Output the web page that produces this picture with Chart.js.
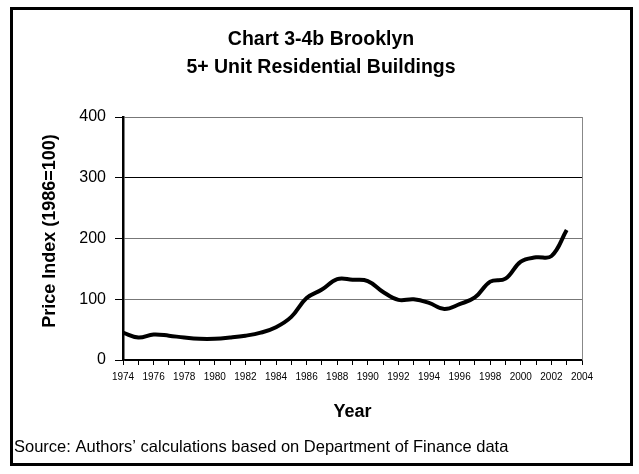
<!DOCTYPE html>
<html>
<head>
<meta charset="utf-8">
<script src="https://cdn.jsdelivr.net/npm/chart.js@4"></script>
<style>
  body { margin: 0; background: #fff; }
  #wrap { width: 639px; height: 474px; position: relative; }
</style>
</head>
<body>
<div id="wrap"><canvas id="chart"></canvas></div>
<script>
const years = [1974, 1975, 1976, 1977, 1978, 1979, 1980, 1981, 1982, 1983,
  1984, 1985, 1986, 1987, 1988, 1989, 1990, 1991, 1992, 1993,
  1994, 1995, 1996, 1997, 1998, 1999, 2000, 2001, 2002, 2003];
const priceIndex = [45, 37, 42, 40, 37, 35, 35, 37, 40, 45,
  54, 71, 102, 116, 133, 132, 130, 112, 99, 100,
  94, 84, 92, 103, 129, 134, 162, 169, 171, 214];
const yTicks = [0, 100, 200, 300, 400];
const titleLines = ['Chart 3-4b Brooklyn', '5+ Unit Residential Buildings'];
const yTitle = 'Price Index (1986=100)';
const sourceText = 'Source: Authors\u2019 calculations based on Department of Finance data';

const FONT = '"Liberation Sans", Arial, sans-serif';

// frame, titles and source note
const decorations = {
  id: 'decorations',
  afterDraw(chart) {
    const ctx = chart.ctx;
    const area = chart.chartArea;
    ctx.save();
    // plot area right edge
    ctx.strokeStyle = '#888';
    ctx.lineWidth = 1;
    ctx.beginPath();
    ctx.moveTo(area.right + 0.5, area.top);
    ctx.lineTo(area.right + 0.5, area.bottom);
    ctx.stroke();
    // outer frame
    ctx.strokeStyle = '#000';
    ctx.lineWidth = 3;
    ctx.strokeRect(11.5, 8.5, 620, 456);
    // chart title
    ctx.fillStyle = '#000';
    ctx.textAlign = 'center';
    ctx.textBaseline = 'middle';
    ctx.font = 'bold 19.5px ' + FONT;
    ctx.fillText(titleLines[0], 321, 40);
    ctx.fillText(titleLines[1], 321, 68);
    // y axis title
    ctx.save();
    ctx.translate(50, 231);
    ctx.rotate(-Math.PI / 2);
    ctx.font = 'bold 18px ' + FONT;
    ctx.fillText(yTitle, 0, 0);
    ctx.restore();
    // source
    ctx.textAlign = 'left';
    ctx.font = '16.5px ' + FONT;
    ctx.fillText(sourceText, 14, 447);
    ctx.restore();
  }
};

new Chart(document.getElementById('chart'), {
  type: 'line',
  data: {
    datasets: [{
      label: 'Price Index',
      data: years.map((y, i) => ({ x: y, y: priceIndex[i] })),
      borderColor: '#000',
      borderWidth: 4,
      pointRadius: 0,
      tension: 0.4,
      fill: false
    }]
  },
  options: {
    responsive: true,
    maintainAspectRatio: false,
    animation: false,
    layout: { padding: { left: 30, right: 57, top: 117, bottom: 50 } },
    plugins: {
      legend: { display: false },
      tooltip: { enabled: false }
    },
    scales: {
      x: {
        type: 'linear',
        min: 1974,
        max: 2004,
        afterFit: (scale) => { scale.height = 64; },
        afterBuildTicks: (scale) => {
          scale.ticks = [];
          for (let y = 1974; y <= 2004; y++) scale.ticks.push({ value: y });
        },
        ticks: {
          autoSkip: false,
          maxRotation: 0,
          padding: 6,
          color: '#000',
          font: { family: FONT, size: 10 },
          callback: (v) => (v % 2 === 0 ? String(v) : '')
        },
        grid: {
          drawOnChartArea: false,
          drawTicks: true,
          tickLength: 5,
          color: '#000'
        },
        border: { color: '#000', width: 1.5 },
        title: {
          display: true,
          text: 'Year',
          color: '#000',
          font: { family: FONT, size: 18, weight: 'bold' },
          padding: { top: 0, bottom: 1 }
        }
      },
      y: {
        min: 0,
        max: 400,
        afterFit: (scale) => { scale.width = 93; },
        afterBuildTicks: (scale) => {
          scale.ticks = yTicks.map((v) => ({ value: v }));
        },
        ticks: {
          padding: 9,
          color: '#000',
          font: { family: FONT, size: 16 }
        },
        grid: {
          drawTicks: true,
          tickLength: 8,
          tickColor: '#000',
          color: (c) => (c.tick && (c.tick.value === 300 || c.tick.value === 0) ? '#000' : '#777'),
          lineWidth: 1
        },
        border: { color: '#000', width: 2.5 }
      }
    }
  },
  plugins: [decorations]
});
</script>
</body>
</html>
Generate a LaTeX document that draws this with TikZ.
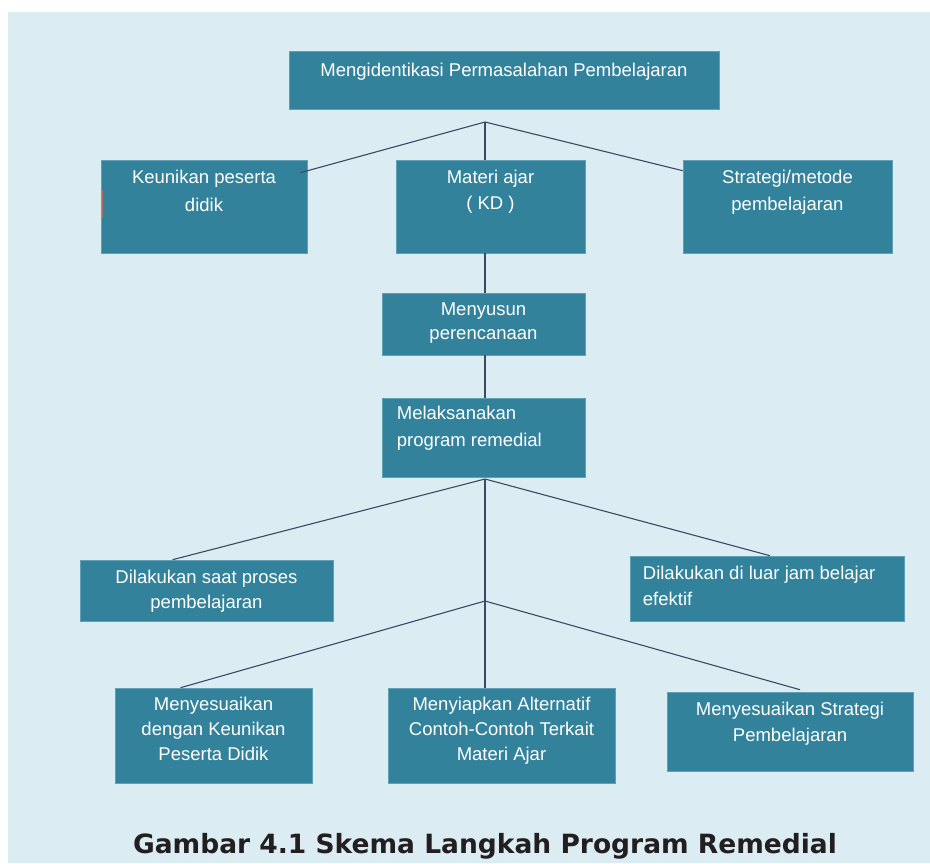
\documentclass[tikz,border=0pt]{standalone}
\usepackage{fontspec}
\setmainfont{Liberation Sans}
\newfontfamily\capfont{DejaVu Sans}
\usetikzlibrary{positioning}
\definecolor{bgblue}{RGB}{219,237,243}
\definecolor{boxteal}{RGB}{50,130,155}
\definecolor{boxedge}{RGB}{95,160,182}
\definecolor{linkgray}{RGB}{60,72,100}
\definecolor{captext}{RGB}{35,31,32}
\definecolor{redmark}{RGB}{170,110,100}

\begin{document}
\begin{tikzpicture}[x=1pt,y=-1pt,node distance=10pt]
  \tikzstyle{box}=[draw=boxedge,line width=0.6pt,fill=boxteal,inner sep=0pt]
  \tikzstyle{boxtext}=[text=white,inner sep=0pt,align=center,
                       font=\fontsize{18.5}{26}\selectfont]
  \tikzstyle{link}=[draw=linkgray,line width=1.1pt]

  \useasboundingbox (0,0) rectangle (930,863);
  \fill[bgblue] (8,12) rectangle (930,863);

  \node[box,minimum width=430pt,minimum height=58pt] (ident) at (504,80) {};
  \node[box,minimum width=206pt,minimum height=93pt] (keu)   at (204,206.5) {};
  \node[box,minimum width=189pt,minimum height=93pt] (mat)   at (490.5,206.5) {};
  \node[box,minimum width=209pt,minimum height=93pt] (strat) at (787.5,206.5) {};
  \node[box,minimum width=203pt,minimum height=62pt] (susun) at (483.5,324) {};
  \node[box,minimum width=203pt,minimum height=79pt] (laks)  at (483.5,437.5) {};
  \node[box,minimum width=253pt,minimum height=61pt] (saat)  at (206.5,590.5) {};
  \node[box,minimum width=274pt,minimum height=65pt] (luar)  at (767,588.5) {};
  \node[box,minimum width=197pt,minimum height=95pt] (sesuai) at (213.5,735.5) {};
  \node[box,minimum width=227pt,minimum height=95pt] (siap)  at (501.5,735.5) {};
  \node[box,minimum width=246pt,minimum height=79pt] (sestrat) at (790,731.5) {};

  \node[boxtext,below=12pt of ident.north] (ident-t) {Mengidentikasi Permasalahan Pembelajaran};
  \node[boxtext,below=10pt of keu.north,font=\fontsize{18.5}{28}\selectfont] (keu-t) {Keunikan peserta\\didik};
  \node[boxtext,below=10pt of mat.north] (mat-t) {Materi ajar\\( KD )};
  \node[boxtext,below=10pt of strat.north,font=\fontsize{18.5}{27}\selectfont] (strat-t) {Strategi/metode\\pembelajaran};
  \node[boxtext,below=10pt of susun.north,font=\fontsize{18.5}{24}\selectfont] (susun-t) {Menyusun\\perencanaan};
  \node[boxtext,align=left,below right=8pt and 15pt of laks.north west,
        font=\fontsize{18.5}{27}\selectfont] (laks-t) {Melaksanakan\\program remedial};
  \node[boxtext,below=10pt of saat.north,font=\fontsize{18.5}{25}\selectfont] (saat-t) {Dilakukan saat proses\\pembelajaran};
  \node[boxtext,align=left,below right=10pt and 13pt of luar.north west] (luar-t) {Dilakukan di luar jam belajar\\efektif};
  \node[boxtext,below=9pt of sesuai.north,font=\fontsize{18.5}{25}\selectfont] (sesuai-t) {Menyesuaikan\\dengan Keunikan\\Peserta Didik};
  \node[boxtext,below=9pt of siap.north,font=\fontsize{18.5}{25}\selectfont] (siap-t) {Menyiapkan Alternatif\\Contoh-Contoh Terkait\\Materi Ajar};
  \node[boxtext,below=10pt of sestrat.north] (sestrat-t) {Menyesuaikan Strategi\\Pembelajaran};

  \draw[redmark,line width=1pt] ([shift={(1.5,30)}]keu.north west) -- ++(0,28);

  \coordinate (top) at (485,122);
  \coordinate (mid) at (485,479);
  \coordinate (low) at (485,601);

  \path[link] (top) edge ([shift={(-7,13)}]keu.north east)
              (top) edge (top |- mat.north)
              (top) edge ([yshift=-11pt]strat.north west)
              (top |- mat.south) edge (top |- susun.north)
              (top |- susun.south) edge (top |- laks.north)
              (mid) edge ([xshift=-34pt]saat.north)
              (mid) edge ([xshift=3pt]luar.north)
              (mid) edge (mid |- siap.north)
              (low) edge ([xshift=-33pt]sesuai.north)
              (low) edge ([shift={(10,-2)}]sestrat.north);

  \node[font=\capfont\bfseries\fontsize{26.5}{30}\selectfont,text=captext,anchor=base]
    (caption) at (485,853) {Gambar 4.1 Skema Langkah Program Remedial};
\end{tikzpicture}
\end{document}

• **WHAT YOU ARE ASKED TO DO**
In the listing above, find the line containing "Generate a LaTeX" and the line containing "(8,12) rectangle (930,863);". Print those two lines and every line between them exactly, with no pictures.

• **RIGHT ANSWER**
Generate a LaTeX document that draws this with TikZ.
\documentclass[tikz,border=0pt]{standalone}
\usepackage{fontspec}
\setmainfont{Liberation Sans}
\newfontfamily\capfont{DejaVu Sans}
\usetikzlibrary{positioning}
\definecolor{bgblue}{RGB}{219,237,243}
\definecolor{boxteal}{RGB}{50,130,155}
\definecolor{boxedge}{RGB}{95,160,182}
\definecolor{linkgray}{RGB}{60,72,100}
\definecolor{captext}{RGB}{35,31,32}
\definecolor{redmark}{RGB}{170,110,100}

\begin{document}
\begin{tikzpicture}[x=1pt,y=-1pt,node distance=10pt]
  \tikzstyle{box}=[draw=boxedge,line width=0.6pt,fill=boxteal,inner sep=0pt]
  \tikzstyle{boxtext}=[text=white,inner sep=0pt,align=center,
                       font=\fontsize{18.5}{26}\selectfont]
  \tikzstyle{link}=[draw=linkgray,line width=1.1pt]

  \useasboundingbox (0,0) rectangle (930,863);
  \fill[bgblue] (8,12) rectangle (930,863);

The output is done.